The song features a 50 second intro, lyrics referencing the Equal Employment Opportunity Act and two piano solos. Speaking to Rolling Stone in 2020, Hornsby provided his perspective on the song, saying that it was "a wonderful accident, a great fluke. A song about racism with two improvised solos is hardly the formula for pop success then or at any time."

When discussing the song with Steve Pond in a different interview published in Rolling Stone, Hornsby expressed his belief that "The Way It Is" was not conventionally commercial, adding that it was "a very even-running song" that "doesn't reach the highs and lows that I think of as desirable". He later described "The Way It Is" as "a novelty record" that "connected" with people "even if it was totally uncommercial", and that it "sounded so different than anything else".

==Release==
"The Way It Is" initially attained commercial success in the United Kingdom. Prior to its official release as a single, BBC Radio 1 had played the song 22 times and was placed on the station's A list. British DJ Gary Davies had referred to the song as "the best record I've heard in yonks". It was officially released as a single in July 1986 by RCA Records. All editions of the UK single included "The Red Plains", with the twelve-inch single also featuring "The Wild Frontier". Commenting on the song's popularity in the United Kingdom, Hornsby mentioned that "Everyone thought it should have been a B side, but then BBC Radio 1 played it and, boom, there it went. The last place it hit was in the United States."
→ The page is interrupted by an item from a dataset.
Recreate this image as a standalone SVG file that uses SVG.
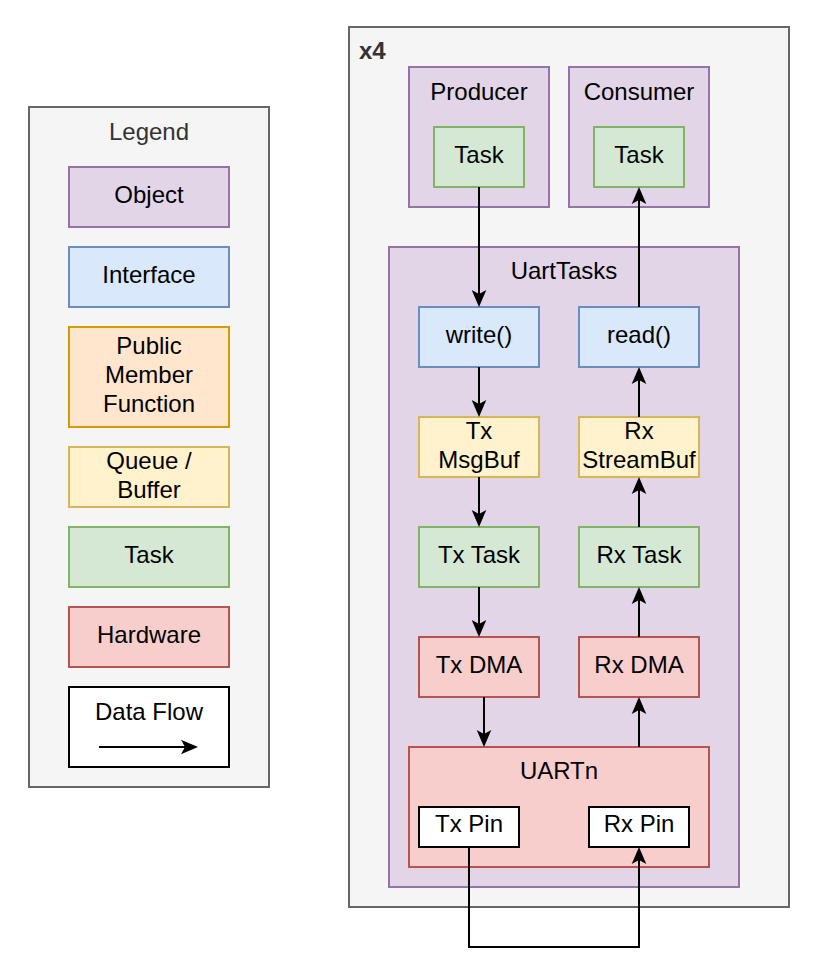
<svg xmlns="http://www.w3.org/2000/svg" width="818" height="980" viewBox="0 0 818 980">
<style>
text{font-family:"Liberation Sans",Arial,Helvetica,sans-serif;font-size:24px;fill:#000;text-anchor:middle}
.cont{fill:#f5f5f5;stroke:#666666;stroke-width:2}
.obj{fill:#e1d5e7;stroke:#9673a6;stroke-width:2}
.itf{fill:#dae8fc;stroke:#6c8ebf;stroke-width:2}
.pmf{fill:#ffe6cc;stroke:#d79b00;stroke-width:2}
.buf{fill:#fff2cc;stroke:#d6b656;stroke-width:2}
.task{fill:#d5e8d4;stroke:#82b366;stroke-width:2}
.hw{fill:#f8cecc;stroke:#b85450;stroke-width:2}
.plain{fill:#ffffff;stroke:#000000;stroke-width:2}
.grey{fill:#333333}
.edge{fill:none;stroke:#000;stroke-width:2;marker-end:url(#arr)}
</style>
<defs>
<marker id="arr" viewBox="-18 -8 19 16" refX="-10" refY="0" markerWidth="19" markerHeight="16" markerUnits="userSpaceOnUse" orient="auto">
<path d="M0,0 L-17,-7.3 L-13,0 L-17,7.3 Z" fill="#000"/>
</marker>
</defs>
<rect width="818" height="980" fill="#ffffff"/>

<g id="legend">
<rect class="cont" x="29" y="107" width="240" height="680"/>
<text class="grey" x="149" y="140">Legend</text>
</g>
<g id="legend-object"><rect class="obj" x="69" y="167" width="160" height="60"/><text x="149" y="203">Object</text></g>
<g id="legend-interface"><rect class="itf" x="69" y="247" width="160" height="60"/><text x="149" y="283">Interface</text></g>
<g id="legend-pmf"><rect class="pmf" x="69" y="327" width="160" height="100"/><text x="149" y="354">Public</text><text x="149" y="383">Member</text><text x="149" y="412">Function</text></g>
<g id="legend-queue"><rect class="buf" x="69" y="447" width="160" height="60"/><text x="149" y="469">Queue /</text><text x="149" y="498">Buffer</text></g>
<g id="legend-task"><rect class="task" x="69" y="527" width="160" height="60"/><text x="149" y="563">Task</text></g>
<g id="legend-hardware"><rect class="hw" x="69" y="607" width="160" height="60"/><text x="149" y="643">Hardware</text></g>
<g id="legend-dataflow"><rect class="plain" x="69" y="687" width="160" height="80"/><text x="149" y="720">Data Flow</text><line class="edge" x1="99" y1="747" x2="188" y2="747"/></g>

<g id="x4">
<rect class="cont" x="349" y="27" width="440" height="880"/>
<text class="grey" x="359" y="59" style="text-anchor:start;font-weight:bold">x4</text>
</g>

<g id="producer"><rect class="obj" x="409" y="67" width="140" height="140"/><text x="479" y="100">Producer</text></g>
<g id="producer-task"><rect class="task" x="434" y="127" width="90" height="60"/><text x="479" y="163">Task</text></g>
<g id="consumer"><rect class="obj" x="569" y="67" width="140" height="140"/><text x="639" y="100">Consumer</text></g>
<g id="consumer-task"><rect class="task" x="594" y="127" width="90" height="60"/><text x="639" y="163">Task</text></g>

<g id="uarttasks"><rect class="obj" x="389" y="247" width="350" height="640"/><text x="564" y="279">UartTasks</text></g>
<g id="write"><rect class="itf" x="419" y="307" width="120" height="60"/><text x="479" y="343">write()</text></g>
<g id="read"><rect class="itf" x="579" y="307" width="120" height="60"/><text x="639" y="343">read()</text></g>
<g id="tx-msgbuf"><rect class="buf" x="419" y="417" width="120" height="60"/><text x="479" y="439">Tx</text><text x="479" y="468">MsgBuf</text></g>
<g id="rx-streambuf"><rect class="buf" x="579" y="417" width="120" height="60"/><text x="639" y="439">Rx</text><text x="639" y="468">StreamBuf</text></g>
<g id="tx-task"><rect class="task" x="419" y="527" width="120" height="60"/><text x="479" y="563">Tx Task</text></g>
<g id="rx-task"><rect class="task" x="579" y="527" width="120" height="60"/><text x="639" y="563">Rx Task</text></g>
<g id="tx-dma"><rect class="hw" x="419" y="637" width="120" height="60"/><text x="479" y="673">Tx DMA</text></g>
<g id="rx-dma"><rect class="hw" x="579" y="637" width="120" height="60"/><text x="639" y="673">Rx DMA</text></g>
<g id="uartn"><rect class="hw" x="409" y="747" width="300" height="120"/><text x="559" y="779">UARTn</text></g>
<g id="tx-pin"><rect class="plain" x="419" y="807" width="100" height="40"/><text x="469" y="832">Tx Pin</text></g>
<g id="rx-pin"><rect class="plain" x="589" y="807" width="100" height="40"/><text x="639" y="832">Rx Pin</text></g>

<g id="connectors">
<line class="edge" x1="479" y1="187" x2="479" y2="297"/>
<line class="edge" x1="639" y1="307" x2="639" y2="197"/>
<line class="edge" x1="479" y1="367" x2="479" y2="407"/>
<line class="edge" x1="479" y1="477" x2="479" y2="517"/>
<line class="edge" x1="479" y1="587" x2="479" y2="627"/>
<line class="edge" x1="484" y1="697" x2="484" y2="737"/>
<line class="edge" x1="639" y1="747" x2="639" y2="707"/>
<line class="edge" x1="639" y1="637" x2="639" y2="597"/>
<line class="edge" x1="639" y1="527" x2="639" y2="487"/>
<line class="edge" x1="639" y1="417" x2="639" y2="377"/>
<path class="edge" d="M469,847 V947 H639 V857"/>
</g>
</svg>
In the United States, "The Way It Is" initially broke on album-oriented rock radio stations. By September 12, 1986, 63% of all album-oriented rock stations reporting to Radio & Records had included the song on their playlists. The following month, a music video was released to accompany the single. It was filmed on a London rehearsal stage, was directed by Gerard de Thame and produced by Helen Langridge.

==Reception==
Andy Gill wrote in New Musical Express that the song was "one of those rare cases where melancholia and euphoria shift subtly back and forth in constant elision, complementing the blend of hope and resignation in the lyrics." Billboard said that the song combined roots rock with "articulate commentary". Cashbox called the song "sensitive and wonderfully produced" and thought that it "should bring attention to Hornsby’s overlooked but worthy debut LP of the same name." The Chicago Tribune labeled it as "a moody pop/rock song with a social message as powerful as its melodic line."
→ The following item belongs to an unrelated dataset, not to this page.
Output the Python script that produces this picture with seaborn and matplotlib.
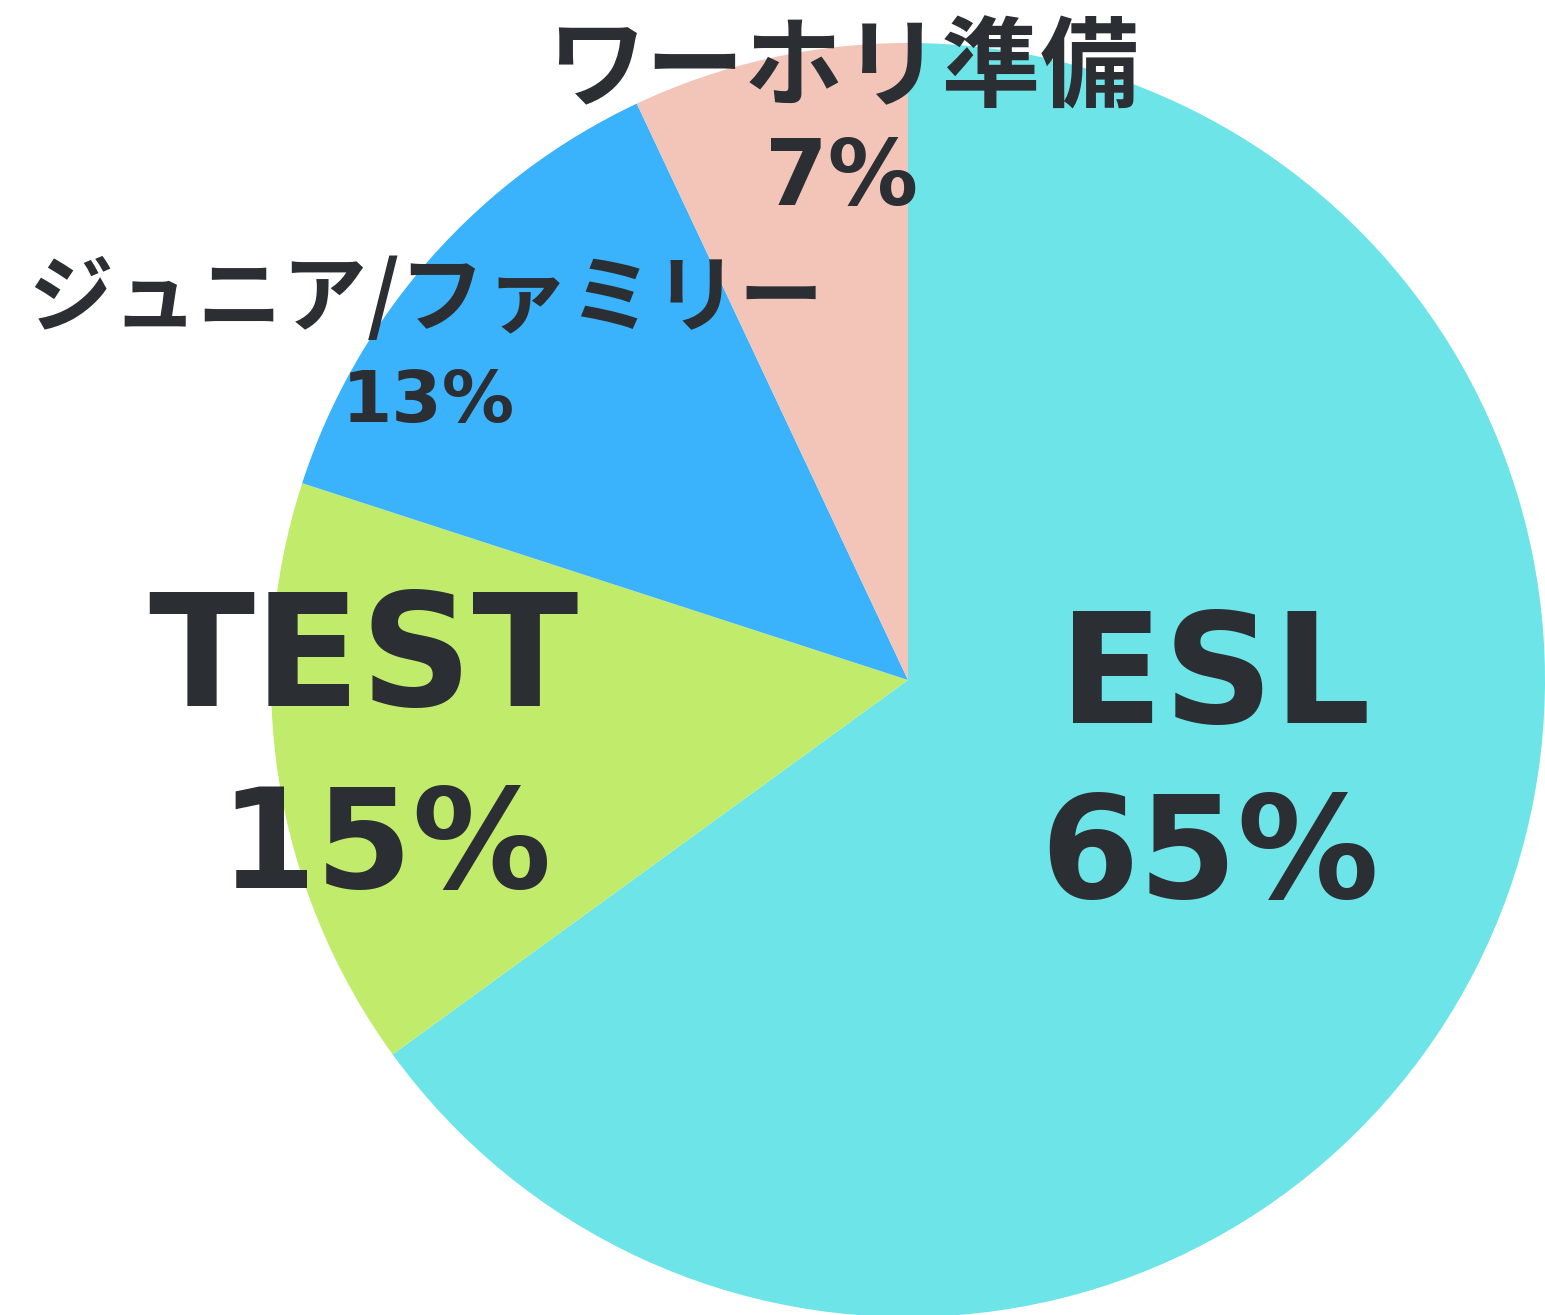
import matplotlib
matplotlib.use("Agg")
import matplotlib.pyplot as plt
import seaborn as sns

# Course share data
courses = ['ESL', 'TEST', 'ジュニア/ファミリー', 'ワーホリ準備']
shares = [65, 15, 13, 7]
pct_labels = ['65%', '15%', '13%', '7%']
colors = ['#6CE4E8', '#C1EC6B', '#3AB2FC', '#F3C4B8']

sns.set_theme(style='white')
plt.rcParams['font.family'] = ['Noto Sans CJK JP', 'DejaVu Sans']

W, H = 1545, 1315
fig = plt.figure(figsize=(W / 100, H / 100), dpi=100)
ax = fig.add_axes([0, 0, 1, 1])

# pie in pixel units: centre and radius
ax.pie(shares, colors=sns.color_palette(colors), startangle=90, counterclock=False,
       center=(908, H - 680), radius=637, wedgeprops=dict(linewidth=0))
ax.set_xlim(0, W)
ax.set_ylim(0, H)
ax.set_aspect('equal')
ax.axis('off')

txt = '#2B2E33'
latin = ['DejaVu Sans']

# big labels
ax.text(1215, H - 680, courses[0], family=latin, fontsize=110, fontweight='bold',
        color=txt, ha='center', va='center')
ax.text(1210, H - 858, pct_labels[0], family=latin, fontsize=102, fontweight='bold',
        color=txt, ha='center', va='center')
ax.text(363, H - 663, courses[1], family=latin, fontsize=112, fontweight='bold',
        color=txt, ha='center', va='center')
ax.text(386, H - 850, pct_labels[1], family=latin, fontsize=100, fontweight='bold',
        color=txt, ha='center', va='center')

# small labels
ax.text(426, H - 300, courses[2], fontsize=61, fontweight='bold',
        color=txt, ha='center', va='center')
ax.text(428, H - 402, pct_labels[2], family=latin, fontsize=52, fontweight='bold',
        color=txt, ha='center', va='center')
ax.text(843, H - 70, courses[3], fontsize=71, fontweight='bold',
        color=txt, ha='center', va='center')
ax.text(842, H - 180, pct_labels[3], family=latin, fontsize=65, fontweight='bold',
        color=txt, ha='center', va='center')

fig.savefig('out.png', dpi=100, facecolor='white')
==Sampling and other usage==
The song has been sampled by various rappers such as E-40 for his song "Things'll Never Change", by Tupac for "Changes", by DJ Don Diablo for his song "Never Change", and Polo G for "Wishing for a Hero" in 2020. According to Hornsby, Polo G had planned on booking an airplane to meet with him and ask for permission to sample "The Way it Is". After hearing the sampled track from Polo G's management, Hornsby reached out to the artist and authorized him to use the song in "Wishing for a Hero".
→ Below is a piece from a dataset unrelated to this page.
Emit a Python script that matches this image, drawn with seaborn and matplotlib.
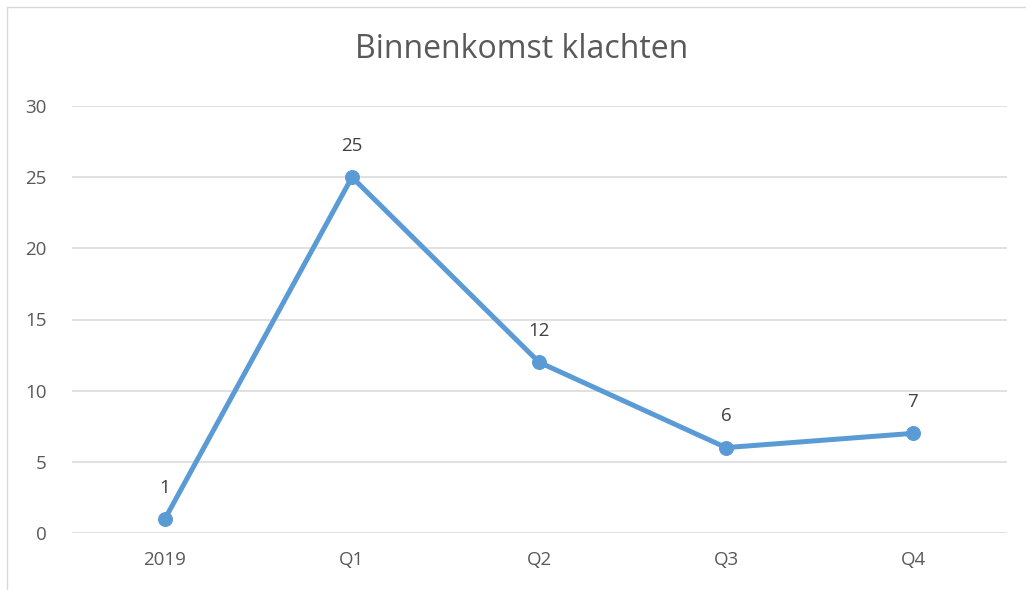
import matplotlib
matplotlib.use('Agg')
import matplotlib.pyplot as plt
import seaborn as sns
import pandas as pd
from matplotlib.lines import Line2D

# data
periodes = ["2019", "Q1", "Q2", "Q3", "Q4"]
klachten = [1, 25, 12, 6, 7]
y_ticks = [0, 5, 10, 15, 20, 25, 30]

df = pd.DataFrame({"periode": periodes, "klachten": klachten})

sns.set_style("white")
plt.rcParams['font.family'] = ['Open Sans', 'DejaVu Sans']

fig = plt.figure(figsize=(10.26, 5.9), dpi=100)
ax = fig.add_axes([71.5 / 1026, 1 - 533 / 590, 935 / 1026, 427 / 590])

blauw = "#5B9BD5"
sns.lineplot(data=df, x="periode", y="klachten", ax=ax, color=blauw, linewidth=3.6,
             marker="o", markersize=10, markeredgecolor=blauw, sort=False, zorder=3)

ax.set_xlim(-0.5, len(periodes) - 0.5)
ax.set_ylim(0, 30)
ax.set_yticks(y_ticks)
ax.yaxis.grid(True, color="#D9D9D9", linewidth=1.1)
ax.xaxis.grid(False)
for s in ax.spines.values():
    s.set_visible(False)
ax.tick_params(axis="both", length=0, labelsize=13.5, labelcolor="#595959")
ax.tick_params(axis="y", pad=18)
ax.tick_params(axis="x", pad=13)
ax.set_xlabel("")
ax.set_ylabel("")

# data labels
for i, v in enumerate(klachten):
    ax.annotate(str(v), (i, v), xytext=(0, 16), textcoords="offset points",
                ha="center", va="bottom", fontsize=13.5, color="#404040")

fig.text(522 / 1026, 1 - 50 / 590, "Binnenkomst klachten", ha="center", va="center",
         fontsize=23, color="#595959")

# chart frame (cropped)
fig.add_artist(Line2D([7 / 1026, 1], [1 - 7 / 590, 1 - 7 / 590], transform=fig.transFigure,
                      color="#D9D9D9", linewidth=1))
fig.add_artist(Line2D([7 / 1026, 7 / 1026], [0, 1 - 7 / 590], transform=fig.transFigure,
                      color="#D9D9D9", linewidth=1))

fig.savefig("out.png", dpi=100)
A few years after the release of Hornsby's original version, Coretta Scott King asked permission from Hornsby to use the song for the King Center for Nonviolent Social Change.

==Charts==

===Weekly charts===

Weekly chart performance for "The Way It Is"
| Chart (1986–1987) | Peak position |
|---|---|
| Australia (Kent Music Report) | 12 |
| Belgium (Ultratop 50 Flanders) | 3 |
| Canada Retail Singles (The Record) | 4 |
| Canada Top Singles (RPM) | 1 |
| Europe (European Hot 100 Singles) | 13 |
| European Airplay (Music & Media) | 2 |
| Ireland (IRMA) | 8 |
| Netherlands (Dutch Top 40) | 1 |
| Netherlands (Single Top 100) | 2 |
| New Zealand (Recorded Music NZ) | 23 |
| Spain (AFYVE) | 6 |
| South Africa (Springbok Radio) | 13 |
| Switzerland (Schweizer Hitparade) | 15 |
| UK Singles (Official Charts) | 15 |
| US Billboard Hot 100 | 1 |
| US Adult Contemporary (Billboard) | 1 |
| US Album Rock Tracks (Billboard) | 3 |
| US Top 100 Singles (Cash Box) | 1 |
| West Germany (GfK) | 16 |

===Year end charts===

1986 year-end chart performance for "The Way It Is"
| Chart (1986) | Position |
|---|---|
| Belgium (Ultratop 50 Flanders) | 77 |
| Canada Top Singles (RPM) | 74 |
| Europe (European Hot 100 Singles) | 99 |
| Netherlands (Dutch Top 40) | 27 |
| Netherlands (Single Top 100) | 23 |

1987 year-end chart performance for "The Way It Is"
| Chart (1987) | Position |
|---|---|
| Canada Top Singles (RPM) | 56 |
| US Billboard Hot 100 | 8 |
| US Adult Contemporary (Billboard) | 19 |

==Certifications==

Certifications for "The Way It Is"
| Region | Certification | Certified units/sales |
| United Kingdom (BPI) Sales since 2004 | Platinum | 600,000^{‡} |
^{‡} Sales+streaming figures based on certification alone.